## GIVEN INFORMATION
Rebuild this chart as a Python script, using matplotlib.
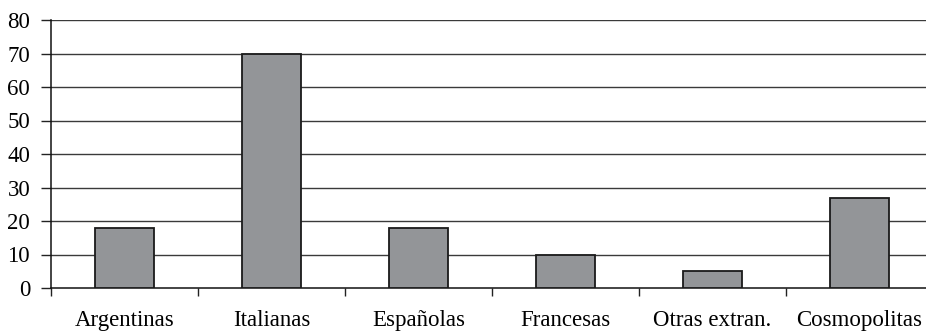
import numpy as np
import matplotlib
matplotlib.use('Agg')
import matplotlib.pyplot as plt

plt.rcParams.update({'font.family': 'serif',
                     'font.serif': ['Liberation Serif', 'DejaVu Serif'],
                     'font.size': 16.5})

categorias = ['Argentinas', 'Italianas', 'Españolas', 'Francesas',
              'Otras extran.', 'Cosmopolitas']
valores = [18, 70, 18, 10, 5, 27]
yticks = [0, 10, 20, 30, 40, 50, 60, 70, 80]

W, H = 926, 332
fig = plt.figure(figsize=(W / 100, H / 100), dpi=100)
ax = fig.add_axes([51 / W, 44 / H, 882 / W, 268 / H])

x = np.arange(len(categorias))
ax.bar(x, valores, width=0.4, color='#939598', edgecolor='#1a1a1a',
       linewidth=1.3, zorder=3)

for v in yticks[1:]:
    ax.axhline(v, color='#3a3a3a', lw=1.0, zorder=1)

ax.set_xlim(-0.5, len(categorias) - 0.5)
ax.set_ylim(0, 80)
ax.set_yticks(yticks)

# category labels centred, tick marks on the boundaries
ax.set_xticks(x)
ax.set_xticklabels(categorias)
ax.tick_params(axis='x', which='major', length=0, pad=16)
ax.set_xticks(np.arange(len(categorias) + 1) - 0.5, minor=True)
ax.tick_params(axis='x', which='minor', length=6, width=1, color='#222222',
               direction='out')
ax.tick_params(axis='y', length=7, width=1, pad=8, color='#222222')

for s in ['top', 'right']:
    ax.spines[s].set_visible(False)
ax.spines['left'].set_linewidth(1.1)
ax.spines['bottom'].set_linewidth(1.1)
ax.spines['left'].set_color('#111111')
ax.spines['bottom'].set_color('#111111')

plt.savefig('out.png', dpi=100)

## DIRECTIVE
Without the pictures, output the full listing exactly as it stands.

## EXERCISE ANSWER
Rebuild this chart as a Python script, using matplotlib.
import numpy as np
import matplotlib
matplotlib.use('Agg')
import matplotlib.pyplot as plt

plt.rcParams.update({'font.family': 'serif',
                     'font.serif': ['Liberation Serif', 'DejaVu Serif'],
                     'font.size': 16.5})

categorias = ['Argentinas', 'Italianas', 'Españolas', 'Francesas',
              'Otras extran.', 'Cosmopolitas']
valores = [18, 70, 18, 10, 5, 27]
yticks = [0, 10, 20, 30, 40, 50, 60, 70, 80]

W, H = 926, 332
fig = plt.figure(figsize=(W / 100, H / 100), dpi=100)
ax = fig.add_axes([51 / W, 44 / H, 882 / W, 268 / H])

x = np.arange(len(categorias))
ax.bar(x, valores, width=0.4, color='#939598', edgecolor='#1a1a1a',
       linewidth=1.3, zorder=3)

for v in yticks[1:]:
    ax.axhline(v, color='#3a3a3a', lw=1.0, zorder=1)

ax.set_xlim(-0.5, len(categorias) - 0.5)
ax.set_ylim(0, 80)
ax.set_yticks(yticks)

# category labels centred, tick marks on the boundaries
ax.set_xticks(x)
ax.set_xticklabels(categorias)
ax.tick_params(axis='x', which='major', length=0, pad=16)
ax.set_xticks(np.arange(len(categorias) + 1) - 0.5, minor=True)
ax.tick_params(axis='x', which='minor', length=6, width=1, color='#222222',
               direction='out')
ax.tick_params(axis='y', length=7, width=1, pad=8, color='#222222')

for s in ['top', 'right']:
    ax.spines[s].set_visible(False)
ax.spines['left'].set_linewidth(1.1)
ax.spines['bottom'].set_linewidth(1.1)
ax.spines['left'].set_color('#111111')
ax.spines['bottom'].set_color('#111111')

plt.savefig('out.png', dpi=100)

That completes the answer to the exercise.